*WHAT IS NEEDED*:
Quote the listing below in its entirety, omitting every image.

--- Begin GIVEN MATERIAL ---

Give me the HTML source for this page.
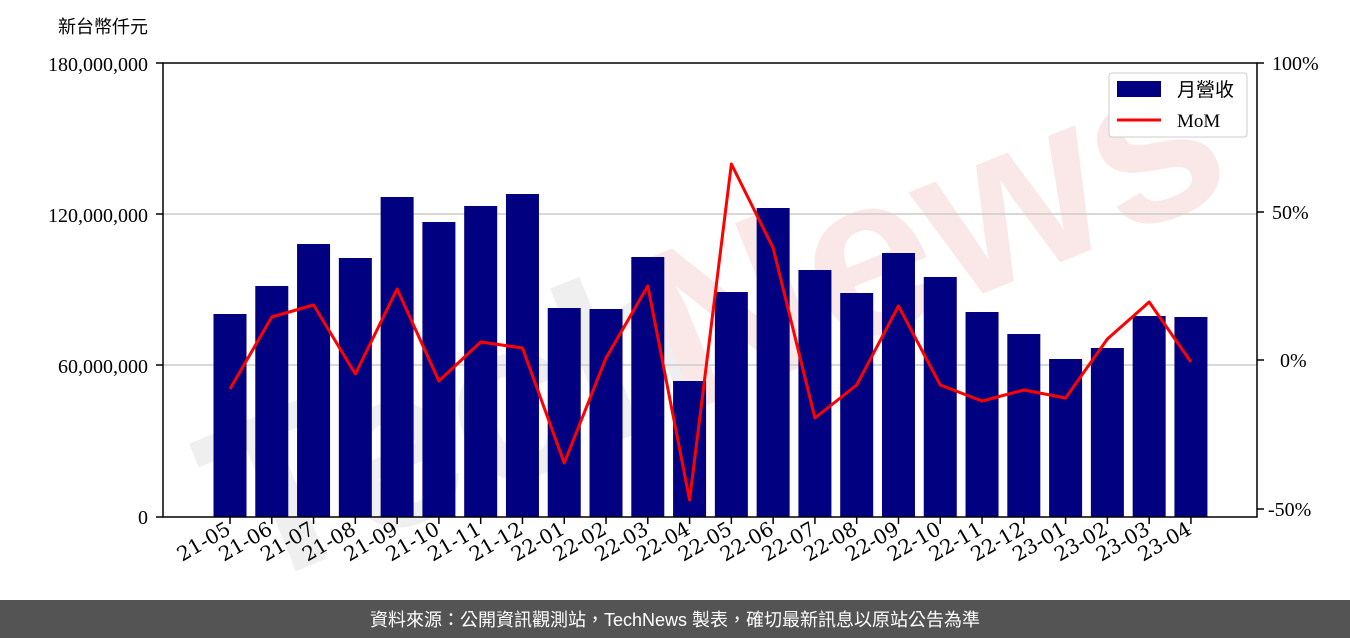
<!DOCTYPE html>
<html><head><meta charset="utf-8"><style>
html,body{margin:0;padding:0;background:#fff;width:1350px;height:638px;overflow:hidden}
svg{display:block}
</style></head><body>
<svg width="1350" height="638" xmlns="http://www.w3.org/2000/svg" font-family="Liberation Serif, Noto Serif CJK SC, serif">
<rect width="1350" height="638" fill="#fff"/>
<g opacity="0.09" font-family="Liberation Sans, sans-serif" font-weight="bold" font-size="230" transform="rotate(-22 700 300)">
<text x="170" y="400" fill="#555">Tech</text><text x="640" y="400" fill="#c00">News</text>
</g>
<g stroke="#cccccc" stroke-width="1.5">
<line x1="163" y1="214" x2="1257" y2="214"/><line x1="163" y1="365" x2="1257" y2="365"/>
</g>
<g fill="#000080" id="bars"></g>
<polyline id="mom" fill="none" stroke="#ff0000" stroke-width="3" stroke-linejoin="round"/>
<rect x="163" y="63" width="1094" height="454" fill="none" stroke="#000" stroke-width="1.5"/>
<g font-size="20" text-anchor="end">
<text x="148" y="71">180,000,000</text>
<text x="148" y="222">120,000,000</text>
<text x="148" y="373">60,000,000</text>
<text x="148" y="524">0</text>
</g>
<g stroke="#000" stroke-width="1.5">
<line x1="156" y1="63" x2="163" y2="63"/><line x1="156" y1="214" x2="163" y2="214"/><line x1="156" y1="365" x2="163" y2="365"/><line x1="156" y1="517" x2="163" y2="517"/>
<line x1="1257" y1="63" x2="1264" y2="63"/><line x1="1257" y1="212" x2="1264" y2="212"/><line x1="1257" y1="360" x2="1264" y2="360"/><line x1="1257" y1="509" x2="1264" y2="509"/>
</g>
<g font-size="20">
<text x="1272" y="70">100%</text>
<text x="1272" y="219">50%</text>
<text x="1280" y="367">0%</text>
<text x="1268" y="516">-50%</text>
</g>
<text x="58" y="33" font-size="18" font-family="Liberation Sans, Noto Sans CJK TC, sans-serif">新台幣仟元</text>
<g id="xt" font-size="20" font-family="DejaVu Serif, serif"></g>
<rect x="1109" y="73" width="138" height="64" fill="#fff" stroke="#ccc" rx="3"/>
<rect x="1117" y="81" width="44" height="16" fill="#000080"/>
<text x="1177" y="96" font-size="19" font-family="Liberation Sans, Noto Sans CJK TC, sans-serif">月營收</text>
<line x1="1117" y1="120" x2="1161" y2="120" stroke="#f00" stroke-width="3"/>
<text x="1177" y="127" font-size="19">MoM</text>
<rect x="0" y="600" width="1350" height="38" fill="#545454"/>
<text x="675" y="626" font-size="18" fill="#fff" text-anchor="middle" font-family="Liberation Sans, Noto Sans CJK TC, sans-serif">資料來源：公開資訊觀測站，TechNews 製表，確切最新訊息以原站公告為準</text>
</svg>
<script>
var labels=["21-05","21-06","21-07","21-08","21-09","21-10","21-11","21-12","22-01","22-02","22-03","22-04","22-05","22-06","22-07","22-08","22-09","22-10","22-11","22-12","23-01","23-02","23-03","23-04"];
var tops=[314,286,244,258,197,222,206,194,308,309,257,381,292,208,270,293,253,277,312,334,359,348,316,317];
var mom=[389,317,305,374,289,381,342,348,463,358,286,500,164,248,418,385,306,385,401,390,398,339,302,362];
var ns="http://www.w3.org/2000/svg",b=document.getElementById("bars"),xt=document.getElementById("xt"),pts=[];
for(var i=0;i<24;i++){var cx=230+i*41.78;
var r=document.createElementNS(ns,"rect");r.setAttribute("x",cx-16.5);r.setAttribute("y",tops[i]);r.setAttribute("width",33);r.setAttribute("height",517-tops[i]);b.appendChild(r);
pts.push(cx+","+mom[i]);
var l=document.createElementNS(ns,"line");l.setAttribute("x1",cx);l.setAttribute("x2",cx);l.setAttribute("y1",517);l.setAttribute("y2",524);l.setAttribute("stroke","#000");l.setAttribute("stroke-width","1.5");xt.appendChild(l);
var tx=cx+2,ty=533;
var t=document.createElementNS(ns,"text");t.setAttribute("x",tx);t.setAttribute("y",ty);t.setAttribute("text-anchor","end");t.setAttribute("transform","rotate(-30 "+tx+" "+ty+")");t.textContent=labels[i];xt.appendChild(t);}
document.getElementById("mom").setAttribute("points",pts.join(" "));
</script>
</body></html>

--- End GIVEN MATERIAL ---

*SOLUTION TO THIS EXERCISE*:
Give me the HTML source for this page.
<!DOCTYPE html>
<html><head><meta charset="utf-8"><style>
html,body{margin:0;padding:0;background:#fff;width:1350px;height:638px;overflow:hidden}
svg{display:block}
</style></head><body>
<svg width="1350" height="638" xmlns="http://www.w3.org/2000/svg" font-family="Liberation Serif, Noto Serif CJK SC, serif">
<rect width="1350" height="638" fill="#fff"/>
<g opacity="0.09" font-family="Liberation Sans, sans-serif" font-weight="bold" font-size="230" transform="rotate(-22 700 300)">
<text x="170" y="400" fill="#555">Tech</text><text x="640" y="400" fill="#c00">News</text>
</g>
<g stroke="#cccccc" stroke-width="1.5">
<line x1="163" y1="214" x2="1257" y2="214"/><line x1="163" y1="365" x2="1257" y2="365"/>
</g>
<g fill="#000080" id="bars"></g>
<polyline id="mom" fill="none" stroke="#ff0000" stroke-width="3" stroke-linejoin="round"/>
<rect x="163" y="63" width="1094" height="454" fill="none" stroke="#000" stroke-width="1.5"/>
<g font-size="20" text-anchor="end">
<text x="148" y="71">180,000,000</text>
<text x="148" y="222">120,000,000</text>
<text x="148" y="373">60,000,000</text>
<text x="148" y="524">0</text>
</g>
<g stroke="#000" stroke-width="1.5">
<line x1="156" y1="63" x2="163" y2="63"/><line x1="156" y1="214" x2="163" y2="214"/><line x1="156" y1="365" x2="163" y2="365"/><line x1="156" y1="517" x2="163" y2="517"/>
<line x1="1257" y1="63" x2="1264" y2="63"/><line x1="1257" y1="212" x2="1264" y2="212"/><line x1="1257" y1="360" x2="1264" y2="360"/><line x1="1257" y1="509" x2="1264" y2="509"/>
</g>
<g font-size="20">
<text x="1272" y="70">100%</text>
<text x="1272" y="219">50%</text>
<text x="1280" y="367">0%</text>
<text x="1268" y="516">-50%</text>
</g>
<text x="58" y="33" font-size="18" font-family="Liberation Sans, Noto Sans CJK TC, sans-serif">新台幣仟元</text>
<g id="xt" font-size="20" font-family="DejaVu Serif, serif"></g>
<rect x="1109" y="73" width="138" height="64" fill="#fff" stroke="#ccc" rx="3"/>
<rect x="1117" y="81" width="44" height="16" fill="#000080"/>
<text x="1177" y="96" font-size="19" font-family="Liberation Sans, Noto Sans CJK TC, sans-serif">月營收</text>
<line x1="1117" y1="120" x2="1161" y2="120" stroke="#f00" stroke-width="3"/>
<text x="1177" y="127" font-size="19">MoM</text>
<rect x="0" y="600" width="1350" height="38" fill="#545454"/>
<text x="675" y="626" font-size="18" fill="#fff" text-anchor="middle" font-family="Liberation Sans, Noto Sans CJK TC, sans-serif">資料來源：公開資訊觀測站，TechNews 製表，確切最新訊息以原站公告為準</text>
</svg>
<script>
var labels=["21-05","21-06","21-07","21-08","21-09","21-10","21-11","21-12","22-01","22-02","22-03","22-04","22-05","22-06","22-07","22-08","22-09","22-10","22-11","22-12","23-01","23-02","23-03","23-04"];
var tops=[314,286,244,258,197,222,206,194,308,309,257,381,292,208,270,293,253,277,312,334,359,348,316,317];
var mom=[389,317,305,374,289,381,342,348,463,358,286,500,164,248,418,385,306,385,401,390,398,339,302,362];
var ns="http://www.w3.org/2000/svg",b=document.getElementById("bars"),xt=document.getElementById("xt"),pts=[];
for(var i=0;i<24;i++){var cx=230+i*41.78;
var r=document.createElementNS(ns,"rect");r.setAttribute("x",cx-16.5);r.setAttribute("y",tops[i]);r.setAttribute("width",33);r.setAttribute("height",517-tops[i]);b.appendChild(r);
pts.push(cx+","+mom[i]);
var l=document.createElementNS(ns,"line");l.setAttribute("x1",cx);l.setAttribute("x2",cx);l.setAttribute("y1",517);l.setAttribute("y2",524);l.setAttribute("stroke","#000");l.setAttribute("stroke-width","1.5");xt.appendChild(l);
var tx=cx+2,ty=533;
var t=document.createElementNS(ns,"text");t.setAttribute("x",tx);t.setAttribute("y",ty);t.setAttribute("text-anchor","end");t.setAttribute("transform","rotate(-30 "+tx+" "+ty+")");t.textContent=labels[i];xt.appendChild(t);}
document.getElementById("mom").setAttribute("points",pts.join(" "));
</script>
</body></html>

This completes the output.